We’re proud to join Shell Hydrogen’s ‘Project Neptune’, expanding California’s hydrogen infrastructure to meet increasing consumer demand for clean, zero-emission transportation solutions. Hyundai offers a superb fuel cell vehicle in its NEXO SUV, and this effort will help ensure that every eco-focused fuel cell driver has convenient refueling options wherever they choose to go.

—Olabisi Boyle, vice president of Product Planning and Mobility Strategy, Hyundai Motor North America

Hydrogen refueling infrastructure growth is critical to increase consumer adoption of zero-emission fuel cell vehicles rapidly. By joining Project Neptune, Hyundai reinforces its commitment to fuel cell technologies and their positive impact on the environment, a key pillar of its long-range strategic vision.

The new hydrogen stations will be partially funded by public funds from the California Energy Commission (CEC).

This agreement with Shell Hydrogen furthers Hyundai’s global relationship with the energy company. In March 2021, Hyundai Motor Company signed a new five-year Global Business Cooperation Agreement with Royal Dutch Shell plc to expand collaboration on clean energy solutions.



Clearly a major change building on the new expansion of fuel cell pack expansion from Hyundai, and also from Toyota.

BEV purists will be horrified, as they love to preach that there is no alternative to lugging around several hundred kilos of batteries, and that if anyone cannot conveniently plug in that is their problem.

I'd like to see a comparable effort in the NE States, as there the cold weather advantages of fuel cell systems are important.

As for the old saw about efficiencies, which dragged along the notion of BEV only solutions, Toyota are bringing in PHEV hybrid configurations, and there is nothing efficient from a resource point of view in producing and lugging around several hundred kilos of batteries which are only used in long runs, which batteries enthusiasts never weary of telling us are only a small proportion of total mileage anyway.

And the notion that ZEV vehicles have to be just focused on fuel economy arose when renewables were expensive, and batteries to store it very, very expensive.

Costs of renewables have fallen massively, and electrolysers are now following them.

There is no reason to restrict ZEV vehicles to as far as an extension cord can reach.

I am all in favor of BEVs, but not at any price, and not as a sole solution.

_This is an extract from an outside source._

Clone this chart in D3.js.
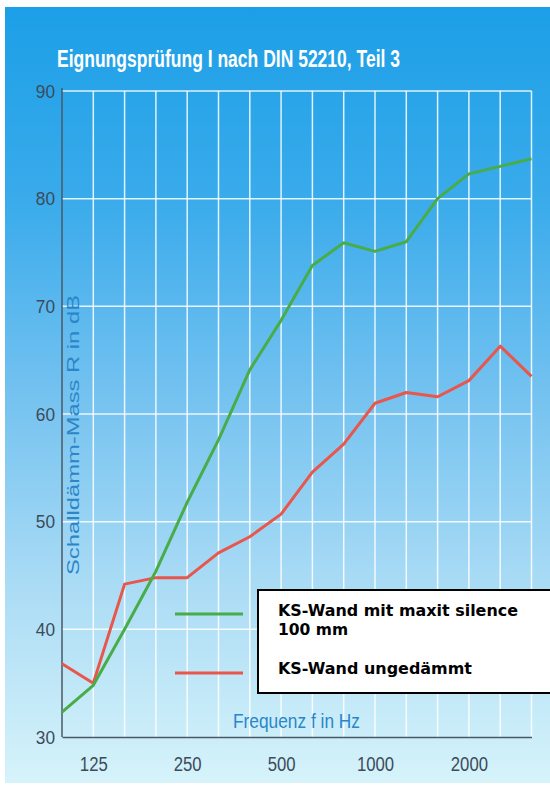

BEVs and FCEVs are a much more powerful combination than either on their own.


The resistance to and number of explosion hazards is reason to prioritize BEV versus FCEV tech.


Interesting take:



Did you somehow miss the numerous battery fires in BEVs?

They are incredibly hard to put out, and use many thousands of gallons of water, which then contaminates the ground water.

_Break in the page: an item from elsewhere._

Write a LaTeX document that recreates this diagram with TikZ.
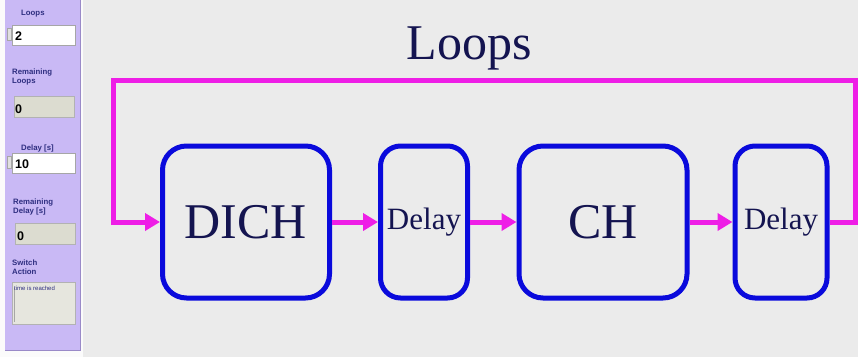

Hydrogen in contrast escapes upwards, rapidly, not pooling like petrol and the systems in cars have escape valves which release away from the passenger compartment.

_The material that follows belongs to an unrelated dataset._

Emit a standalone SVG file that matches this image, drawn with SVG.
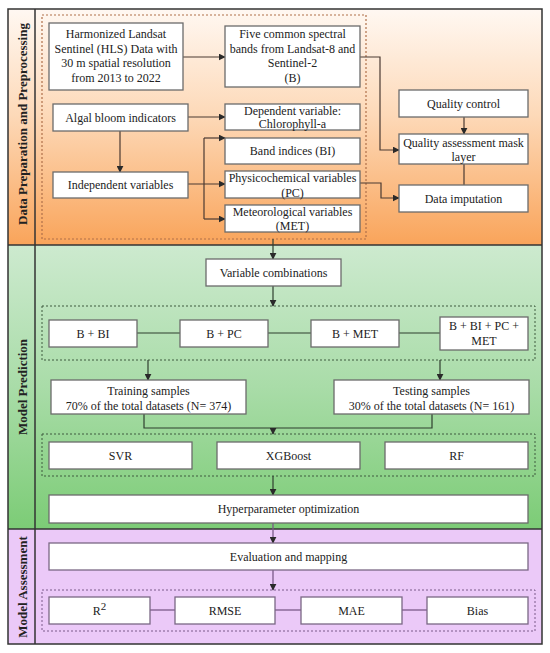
<svg xmlns="http://www.w3.org/2000/svg" width="550" height="653" viewBox="0 0 550 653">
<defs>
<linearGradient id="gOr" x1="0" y1="0" x2="0" y2="1">
<stop offset="0" stop-color="#fff8f2"/>
<stop offset="0.45" stop-color="#fdd9b8"/>
<stop offset="1" stop-color="#f9a45a"/>
</linearGradient>
<linearGradient id="gGr" x1="0" y1="0" x2="0" y2="1">
<stop offset="0" stop-color="#cdeacf"/>
<stop offset="0.5" stop-color="#a9dca8"/>
<stop offset="1" stop-color="#7ccc76"/>
</linearGradient>
<marker id="ah" viewBox="0 0 10 10" refX="9" refY="5" markerWidth="7" markerHeight="7" orient="auto" markerUnits="userSpaceOnUse">
<path d="M0,0 L10,5 L0,10 z" fill="#2a2a2a"/>
</marker>
<style>
.box{fill:#ffffff;stroke:#6b6b6b;stroke-width:1.3}
.boxP{fill:#ffffff;stroke:#7a6884;stroke-width:1.3}
.t{font-family:"Liberation Serif","Times New Roman",serif;font-size:12px;fill:#222;text-anchor:middle}
.lab{font-family:"Liberation Serif","Times New Roman",serif;font-size:13px;font-weight:bold;fill:#222;text-anchor:middle}
.dotO{fill:none;stroke:#b0704a;stroke-width:1.2;stroke-dasharray:2,2}
.dotG{fill:none;stroke:#3e5a3e;stroke-width:1;stroke-dasharray:2,2}
.dotP{fill:none;stroke:#7a5a8a;stroke-width:1;stroke-dasharray:2,2}
.c{fill:none;stroke:#4a3a32;stroke-width:1.2}
.cg{fill:none;stroke:#2f3f2f;stroke-width:1.2}
.cp{fill:none;stroke:#7a5a88;stroke-width:1.3}
.arr{marker-end:url(#ah)}
</style>
</defs>

<g id="background">
<rect x="8" y="9" width="534" height="236" fill="url(#gOr)"/>
<rect x="8" y="245" width="534" height="284" fill="url(#gGr)"/>
<rect x="8" y="529" width="534" height="115" fill="#ebc9f8"/>
<rect x="8" y="9" width="534" height="635" fill="none" stroke="#333" stroke-width="1.5"/>
<line x1="8" y1="245" x2="542" y2="245" stroke="#333" stroke-width="1.5"/>
<line x1="8" y1="529" x2="542" y2="529" stroke="#333" stroke-width="1.5"/>
<line x1="35" y1="9" x2="35" y2="644" stroke="#333" stroke-width="1.5"/>
<rect class="dotO" x="42" y="15" width="324" height="224"/>
<rect class="dotG" x="42" y="306" width="493" height="54"/>
<rect class="dotG" x="42" y="434" width="493" height="42"/>
<rect class="dotP" x="42" y="590" width="493" height="41"/>
</g>

<g id="labels">
<text class="lab" transform="translate(22,124) rotate(-90)" dy="4.5">Data Preparation and Preprocessing</text>
<text class="lab" transform="translate(22,387) rotate(-90)" dy="4.5">Model Prediction</text>
<text class="lab" transform="translate(22,587) rotate(-90)" dy="4.5">Model Assessment</text>
</g>

<g id="connectors">
<line class="c arr" x1="183" y1="57" x2="225" y2="57"/>
<polyline class="c arr" points="360,57 380,57 380,150 399,150"/>
<line class="c arr" x1="464" y1="117" x2="464" y2="134"/>
<line class="c" x1="464" y1="164" x2="464" y2="185"/>
<polyline class="c arr" points="360,183 381,183 381,198 399,198"/>
<line class="c arr" x1="188" y1="117" x2="225" y2="117"/>
<line class="c arr" x1="120" y1="131" x2="120" y2="172"/>
<line class="c arr" x1="188" y1="184" x2="225" y2="184"/>
<line class="c" x1="204" y1="138" x2="204" y2="219"/>
<line class="c arr" x1="204" y1="138" x2="225" y2="138"/>
<line class="c arr" x1="204" y1="219" x2="225" y2="219"/>
<line class="cg arr" x1="273" y1="239" x2="273" y2="259"/>
<line class="cg arr" x1="273" y1="286" x2="273" y2="306"/>
<line class="cg" x1="137" y1="333" x2="180" y2="333"/>
<line class="cg" x1="268" y1="333" x2="311" y2="333"/>
<line class="cg" x1="399" y1="333" x2="440" y2="333"/>
<line class="cg arr" x1="148" y1="360" x2="148" y2="380"/>
<line class="cg arr" x1="440" y1="360" x2="440" y2="380"/>
<polyline class="cg" points="144,414 144,428 432,428 432,414"/>
<line class="cg arr" x1="273" y1="428" x2="273" y2="434"/>
<line class="cg arr" x1="273" y1="476" x2="273" y2="495"/>
<line class="cp arr" x1="273" y1="523" x2="273" y2="543"/>
<line class="cp arr" x1="273" y1="570" x2="273" y2="590"/>
<line class="cp" x1="150" y1="610" x2="175" y2="610"/>
<line class="cp" x1="275" y1="610" x2="301" y2="610"/>
<line class="cp" x1="402" y1="610" x2="427" y2="610"/>
</g>

<g id="n-hls">
<rect class="box" x="49" y="23" width="134" height="67"/>
<text class="t" x="116" y="38">Harmonized Landsat</text>
<text class="t" x="116" y="52.5">Sentinel (HLS) Data with</text>
<text class="t" x="116" y="67">30 m spatial resolution</text>
<text class="t" x="116" y="81.5">from 2013 to 2022</text>
</g>
<g id="n-bands">
<rect class="box" x="225" y="26" width="135" height="61"/>
<text class="t" x="292.5" y="38">Five common spectral</text>
<text class="t" x="292.5" y="52.5">bands from Landsat-8 and</text>
<text class="t" x="292.5" y="67">Sentinel-2</text>
<text class="t" x="292.5" y="81.5">(B)</text>
</g>
<g id="n-algal">
<rect class="box" x="53" y="104" width="135" height="27"/>
<text class="t" x="120.5" y="121.5">Algal bloom indicators</text>
</g>
<g id="n-dependent">
<rect class="box" x="225" y="104" width="135" height="26"/>
<text class="t" x="292.5" y="114.5">Dependent variable:</text>
<text class="t" x="292.5" y="128">Chlorophyll-a</text>
</g>
<g id="n-bi">
<rect class="box" x="225" y="138" width="135" height="26"/>
<text class="t" x="292.5" y="155">Band indices (BI)</text>
</g>
<g id="n-independent">
<rect class="box" x="53" y="172" width="135" height="26"/>
<text class="t" x="120.5" y="188.5">Independent variables</text>
</g>
<g id="n-pc">
<rect class="box" x="225" y="171" width="135" height="27"/>
<text class="t" x="292.5" y="182">Physicochemical variables</text>
<text class="t" x="292.5" y="196.5">(PC)</text>
</g>
<g id="n-met">
<rect class="box" x="225" y="205" width="135" height="27"/>
<text class="t" x="292.5" y="215.5">Meteorological variables</text>
<text class="t" x="292.5" y="230">(MET)</text>
</g>
<g id="n-qc">
<rect class="box" x="399" y="90" width="129" height="27"/>
<text class="t" x="463.5" y="107.5">Quality control</text>
</g>
<g id="n-qa">
<rect class="box" x="399" y="134" width="129" height="30"/>
<text class="t" x="463.5" y="147">Quality assessment mask</text>
<text class="t" x="463.5" y="161">layer</text>
</g>
<g id="n-imputation">
<rect class="box" x="399" y="185" width="129" height="27"/>
<text class="t" x="463.5" y="203">Data imputation</text>
</g>

<g id="n-varcomb">
<rect class="box" x="206" y="259" width="135" height="27"/>
<text class="t" x="273.5" y="277">Variable combinations</text>
</g>
<g id="n-bbi">
<rect class="box" x="49" y="320" width="88" height="27"/>
<text class="t" x="93" y="337.5">B + BI</text>
</g>
<g id="n-bpc">
<rect class="box" x="180" y="320" width="88" height="27"/>
<text class="t" x="224" y="337.5">B + PC</text>
</g>
<g id="n-bmet">
<rect class="box" x="311" y="320" width="88" height="27"/>
<text class="t" x="355" y="337.5">B + MET</text>
</g>
<g id="n-ball">
<rect class="box" x="440" y="317" width="88" height="33"/>
<text class="t" x="484" y="330">B + BI + PC +</text>
<text class="t" x="484" y="344.5">MET</text>
</g>
<g id="n-training">
<rect class="box" x="51" y="380" width="195" height="34"/>
<text class="t" x="148.5" y="395">Training samples</text>
<text class="t" x="148.5" y="410">70% of the total datasets (N= 374)</text>
</g>
<g id="n-testing">
<rect class="box" x="334" y="380" width="195" height="34"/>
<text class="t" x="431.5" y="395">Testing samples</text>
<text class="t" x="431.5" y="410">30% of the total datasets (N= 161)</text>
</g>
<g id="n-svr">
<rect class="box" x="49" y="442" width="143" height="27"/>
<text class="t" x="120.5" y="459.5">SVR</text>
</g>
<g id="n-xgb">
<rect class="box" x="217" y="442" width="143" height="27"/>
<text class="t" x="288.5" y="459.5">XGBoost</text>
</g>
<g id="n-rf">
<rect class="box" x="385" y="442" width="143" height="27"/>
<text class="t" x="456.5" y="459.5">RF</text>
</g>
<g id="n-hyper">
<rect class="box" x="49" y="495" width="479" height="28"/>
<text class="t" x="288.5" y="513">Hyperparameter optimization</text>
</g>

<g id="n-eval">
<rect class="boxP" x="49" y="543" width="479" height="27"/>
<text class="t" x="288.5" y="561">Evaluation and mapping</text>
</g>
<g id="n-r2">
<rect class="boxP" x="49" y="597" width="101" height="27"/>
<text class="t" x="99.5" y="615">R<tspan dy="-5" font-size="11">2</tspan></text>
</g>
<g id="n-rmse">
<rect class="boxP" x="175" y="597" width="100" height="27"/>
<text class="t" x="225" y="615">RMSE</text>
</g>
<g id="n-mae">
<rect class="boxP" x="301" y="597" width="101" height="27"/>
<text class="t" x="351.5" y="615">MAE</text>
</g>
<g id="n-bias">
<rect class="boxP" x="427" y="597" width="101" height="27"/>
<text class="t" x="477.5" y="615">Bias</text>
</g>
</svg>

Do you take the facts which you appear to have been ignorant of as a reason now to prioritize FCEVs over BEVs?

Or did you simply seize on fires as a specious justification for your prejudices?

Any energy source powerful enough to propel a car has risks if the engineering is not done right.


And the color of the hydrogen is? I am guessing grey with vague promises to work on becoming blue. If you even halfway believe the link that Lad posted, you are probably better off just burning the natural gas as you are at least recovering more of the energy available in the natural gas in exchange for the CO2 emitted.


The present color of H2 may be anything but "green". The overall efficiency of electric power derived from fuel cell combustion is miserable beyond description. Renewable energy is purely wasted to produce that "renowned" H2.
Some 60 + years ago I learned in high school that distilled water hat an extreme affinity to minerals. Drinking distilled water for 2 to 3 days in a row would demineralize the body and lead to inevitable death.
Some years later - whilst working in the lab - I learned something unintentionally about the aggressiveness of distilled water. I would definitely question the potential results of distilled water trickling out of the exhaust of a fuel cell. What would happen to the macadam surface of roads being sprayed from millions of vehicles? Distilled water gathering in the slots of the roads would certainly not prove to be beneficial to the tires and the rest of the vehicles' body passing over them etc. etc.. Such points are intentionally avoided by proponents of H2 to circumvent potential opposition.